In Unicast the NIC that is used for clustering on each server has its MAC address changed to a new Unicast MAC address that’s the same for all hosts. Thus for example, the NIC that holds the NLB IP address 10.136.21.10 in the scenario above will have its MAC address changed from 00:eb:24:b2:05:ac and 00:eb:24:b2:05:ad respectively to (say) 00:eb:24:b2:05:af. Note that the MAC address is a Unicast MAC (which basically means the MAC address looks like a regular MAC address, such as that assigned to a single machine). Since this is a Unicast MAC address, and by definition it can only be assigned to one machine/ switch port, the NLB driver on each machines cheats a bit and changes the source MAC address address to whatever the original NIC MAC address was. That is to say –

  • Server IP 10.136.21.11
    • Has MAC address 00:eb:24:b2:05:ac
    • Which is changed to a MAC address of 00:eb:24:b2:05:af as part of the Unicast IP/ enabling NLB
    • However when traffic is sent out from this machine the MAC address is changed back to 00:eb:24:b2:05:ac
  • Same for Server 10.136.21.12

Why does this happen? This is because –

  • When a device wants to send data to the VIP address, it will try find the MAC address using ARP. That is, it sends a broadcast over the network asking for the device with this IP address to respond. Since both servers now have the same MAC address for their NLB NIC either server will respond with this common MAC address.
  • Now the switch receives frames for this MAC address. The switch does not have this in its CAM table so it will broadcast the frame to all ports – reaching either of the servers.
  • But why does outgoing traffic from either server change the MAC address of outgoing traffic? That’s because if outgoing frames have the common MAC address, then the switch will associate this common MAC address with that port – resulting in all future traffic to the common MAC address only going to one of the servers. By changing the outgoing frame MAC address back to the server’s original MAC address, the switch never gets to store the common MAC address in its CAM table and all frames for the common MAC address are always broadcast.

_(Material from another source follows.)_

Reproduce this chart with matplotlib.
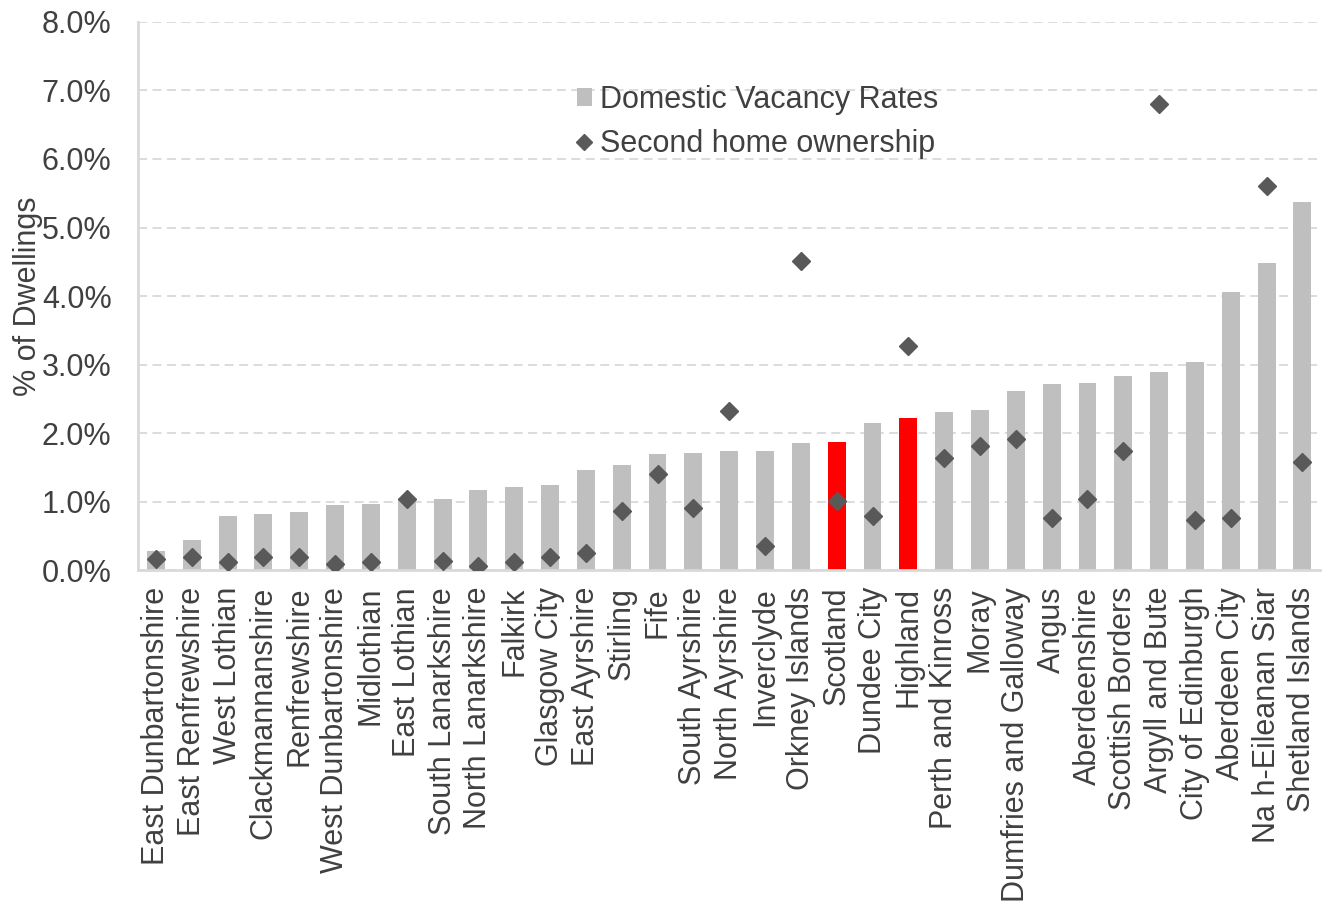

In the context of VMware what this means is that (a) the port group to which the NLB NICs connect to must allow changes to the MAC address and allow forged transmits; and (b) when a VM is powered on the port group by default notifies the physical switch of the VMs MAC address, since we want to avoid this because this will expose the cluster MAC address to the switch this notification too must be disabled. Without these changes NLB will not work in Unicast mode with VMware.

(This is a good post to read more about NLB).

Apart from Unicast NLB there’s also Multicast NLB. In this form the NLB NIC’s MAC address is not changed. Instead, a new Multicast MAC address is assigned to the NLB NIC. This is in addition to the regular MAC address of the NIC. The advantage of this method is that since each host retains its existing MAC address the communication between hosts is unaffected. However, since the new MAC address is a Multicast MAC address – and switches by default are set to ignore such address – some changes need to be done on the switch side to get Multicast NLB working.

One thing to keep in mind is that it’s important to add a default gateway address to your NLB NIC. At work, for instance, the NLB IPv4 address was reachable within the network but from across networks it wasn’t. Turns out that’s coz Windows 2008 onwards have a strong host behavior – traffic coming in via one NIC does not go out via a different NIC, even if both are in the same subnet and the second NIC has a default gateway set. In our case I added the same default gateway to the NLB NIC too and it was then reachable across networks.